### Stated task
Copy every line of the entries that includes the word "document".

### Dataset rows
# # # # #

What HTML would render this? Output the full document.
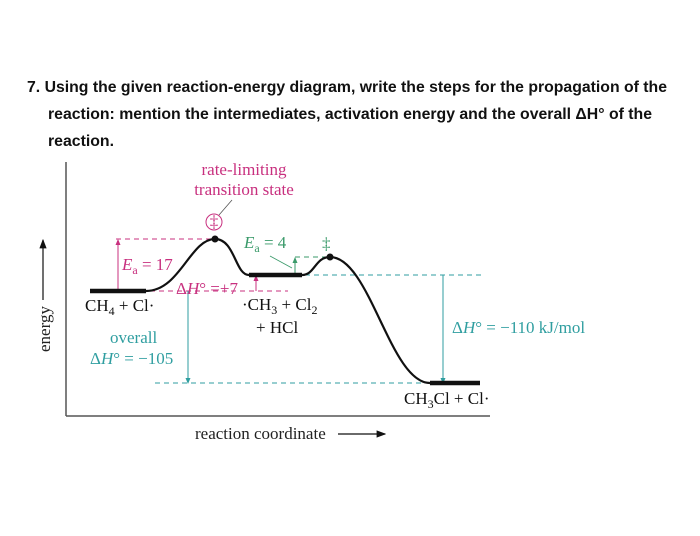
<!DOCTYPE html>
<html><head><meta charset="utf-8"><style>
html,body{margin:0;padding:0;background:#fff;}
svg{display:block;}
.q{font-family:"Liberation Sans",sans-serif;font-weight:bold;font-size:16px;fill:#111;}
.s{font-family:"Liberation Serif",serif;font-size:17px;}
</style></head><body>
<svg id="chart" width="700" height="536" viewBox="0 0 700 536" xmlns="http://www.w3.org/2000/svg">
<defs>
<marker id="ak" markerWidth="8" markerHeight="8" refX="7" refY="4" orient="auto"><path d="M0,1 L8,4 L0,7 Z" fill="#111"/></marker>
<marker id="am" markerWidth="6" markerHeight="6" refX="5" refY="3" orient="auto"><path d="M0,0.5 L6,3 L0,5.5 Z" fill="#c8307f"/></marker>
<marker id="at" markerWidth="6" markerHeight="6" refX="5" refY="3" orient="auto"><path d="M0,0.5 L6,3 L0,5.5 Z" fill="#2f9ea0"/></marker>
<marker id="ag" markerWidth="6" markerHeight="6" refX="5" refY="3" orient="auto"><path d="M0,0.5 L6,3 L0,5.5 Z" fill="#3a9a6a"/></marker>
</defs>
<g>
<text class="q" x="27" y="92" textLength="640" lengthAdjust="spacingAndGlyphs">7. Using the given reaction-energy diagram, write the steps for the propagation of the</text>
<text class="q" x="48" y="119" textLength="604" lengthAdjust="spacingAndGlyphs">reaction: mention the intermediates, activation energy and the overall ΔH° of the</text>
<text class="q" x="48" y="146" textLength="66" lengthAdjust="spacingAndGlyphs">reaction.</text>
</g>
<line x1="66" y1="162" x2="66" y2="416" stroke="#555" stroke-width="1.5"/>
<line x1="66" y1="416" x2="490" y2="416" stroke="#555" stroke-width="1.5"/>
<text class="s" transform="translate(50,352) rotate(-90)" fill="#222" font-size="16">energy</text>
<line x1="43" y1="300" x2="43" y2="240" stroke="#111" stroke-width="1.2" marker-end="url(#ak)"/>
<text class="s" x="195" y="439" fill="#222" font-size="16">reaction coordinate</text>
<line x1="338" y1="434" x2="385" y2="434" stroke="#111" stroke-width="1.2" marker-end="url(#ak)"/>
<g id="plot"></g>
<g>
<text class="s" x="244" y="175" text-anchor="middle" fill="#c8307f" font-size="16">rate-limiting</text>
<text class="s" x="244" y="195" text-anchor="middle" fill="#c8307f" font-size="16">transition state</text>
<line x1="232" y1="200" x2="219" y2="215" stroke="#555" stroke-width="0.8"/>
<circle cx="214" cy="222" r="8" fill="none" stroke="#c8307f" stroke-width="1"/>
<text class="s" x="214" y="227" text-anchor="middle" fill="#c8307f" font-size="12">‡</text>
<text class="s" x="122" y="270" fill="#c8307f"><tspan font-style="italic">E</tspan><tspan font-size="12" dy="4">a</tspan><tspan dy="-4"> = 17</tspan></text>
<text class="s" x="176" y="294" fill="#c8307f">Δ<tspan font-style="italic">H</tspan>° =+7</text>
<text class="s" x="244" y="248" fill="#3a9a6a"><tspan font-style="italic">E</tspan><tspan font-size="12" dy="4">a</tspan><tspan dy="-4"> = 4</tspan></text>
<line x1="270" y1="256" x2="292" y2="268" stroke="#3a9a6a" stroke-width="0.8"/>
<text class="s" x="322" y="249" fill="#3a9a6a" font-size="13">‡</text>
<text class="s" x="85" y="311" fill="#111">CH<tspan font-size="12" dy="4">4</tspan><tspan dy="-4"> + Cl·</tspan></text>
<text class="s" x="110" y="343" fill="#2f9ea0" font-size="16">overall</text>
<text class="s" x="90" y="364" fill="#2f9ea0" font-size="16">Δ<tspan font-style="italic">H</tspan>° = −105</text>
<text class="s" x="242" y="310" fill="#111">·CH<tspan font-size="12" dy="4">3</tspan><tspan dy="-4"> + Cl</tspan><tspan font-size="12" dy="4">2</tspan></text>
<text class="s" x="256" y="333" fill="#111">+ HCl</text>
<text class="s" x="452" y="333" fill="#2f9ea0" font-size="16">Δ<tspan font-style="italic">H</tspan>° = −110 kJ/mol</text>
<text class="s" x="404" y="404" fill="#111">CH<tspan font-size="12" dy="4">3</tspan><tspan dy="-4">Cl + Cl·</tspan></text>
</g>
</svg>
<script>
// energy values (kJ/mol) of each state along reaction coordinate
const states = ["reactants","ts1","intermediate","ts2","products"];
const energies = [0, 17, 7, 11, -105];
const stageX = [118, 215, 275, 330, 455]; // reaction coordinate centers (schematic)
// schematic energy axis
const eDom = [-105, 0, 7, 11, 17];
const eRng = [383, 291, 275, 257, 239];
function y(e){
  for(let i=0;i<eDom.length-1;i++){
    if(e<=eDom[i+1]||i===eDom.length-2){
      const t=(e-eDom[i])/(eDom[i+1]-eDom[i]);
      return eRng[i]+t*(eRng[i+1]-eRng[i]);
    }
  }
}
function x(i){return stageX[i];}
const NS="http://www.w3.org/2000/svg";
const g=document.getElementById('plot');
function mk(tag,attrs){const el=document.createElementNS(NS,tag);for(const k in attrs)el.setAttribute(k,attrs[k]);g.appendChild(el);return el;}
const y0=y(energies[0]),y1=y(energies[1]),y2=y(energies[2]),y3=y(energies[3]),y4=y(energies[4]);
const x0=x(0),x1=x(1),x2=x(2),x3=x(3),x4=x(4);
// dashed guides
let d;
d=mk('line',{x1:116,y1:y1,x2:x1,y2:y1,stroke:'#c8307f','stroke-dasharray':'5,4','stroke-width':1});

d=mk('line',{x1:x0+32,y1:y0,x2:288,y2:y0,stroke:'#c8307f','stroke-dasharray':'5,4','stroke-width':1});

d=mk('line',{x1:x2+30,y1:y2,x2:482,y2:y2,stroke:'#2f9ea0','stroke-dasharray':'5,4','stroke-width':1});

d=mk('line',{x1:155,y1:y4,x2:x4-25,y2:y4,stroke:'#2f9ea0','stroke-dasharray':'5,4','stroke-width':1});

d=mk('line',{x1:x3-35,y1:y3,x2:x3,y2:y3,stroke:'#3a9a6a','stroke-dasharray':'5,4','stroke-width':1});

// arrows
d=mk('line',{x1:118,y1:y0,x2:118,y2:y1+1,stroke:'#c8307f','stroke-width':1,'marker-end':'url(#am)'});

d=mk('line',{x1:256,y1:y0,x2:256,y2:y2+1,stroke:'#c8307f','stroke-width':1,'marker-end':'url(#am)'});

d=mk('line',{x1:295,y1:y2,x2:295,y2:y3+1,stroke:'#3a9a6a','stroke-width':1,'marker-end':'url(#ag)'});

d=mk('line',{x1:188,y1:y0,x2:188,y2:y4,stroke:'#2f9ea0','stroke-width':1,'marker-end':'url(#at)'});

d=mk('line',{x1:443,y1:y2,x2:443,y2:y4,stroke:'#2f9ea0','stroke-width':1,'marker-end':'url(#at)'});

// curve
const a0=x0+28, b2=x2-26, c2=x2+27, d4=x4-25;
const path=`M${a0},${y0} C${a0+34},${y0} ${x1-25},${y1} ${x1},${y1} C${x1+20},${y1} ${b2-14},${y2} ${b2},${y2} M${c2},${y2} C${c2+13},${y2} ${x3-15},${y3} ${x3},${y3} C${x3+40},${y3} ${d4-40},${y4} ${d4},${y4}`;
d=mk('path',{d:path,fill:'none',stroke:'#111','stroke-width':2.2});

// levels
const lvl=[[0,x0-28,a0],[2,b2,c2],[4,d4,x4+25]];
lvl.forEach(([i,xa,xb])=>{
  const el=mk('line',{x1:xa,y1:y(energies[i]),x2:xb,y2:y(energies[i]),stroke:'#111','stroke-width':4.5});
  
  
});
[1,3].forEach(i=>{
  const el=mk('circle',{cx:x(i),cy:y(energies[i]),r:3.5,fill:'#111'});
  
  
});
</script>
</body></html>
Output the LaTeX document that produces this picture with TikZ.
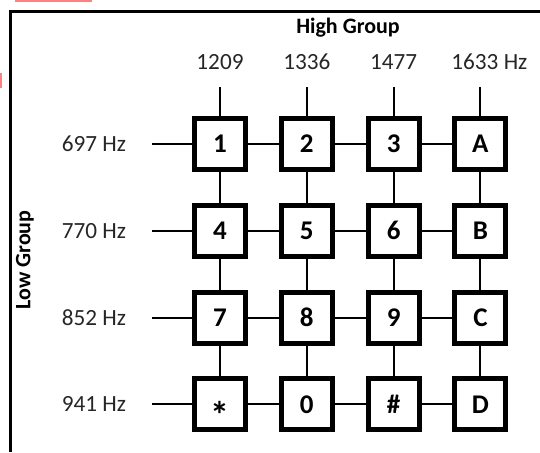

# # # # #

### Output
What HTML would render this? Output the full document.
const g=document.getElementById('plot');
function mk(tag,attrs){const el=document.createElementNS(NS,tag);for(const k in attrs)el.setAttribute(k,attrs[k]);g.appendChild(el);return el;}
Output the LaTeX document that produces this picture with TikZ.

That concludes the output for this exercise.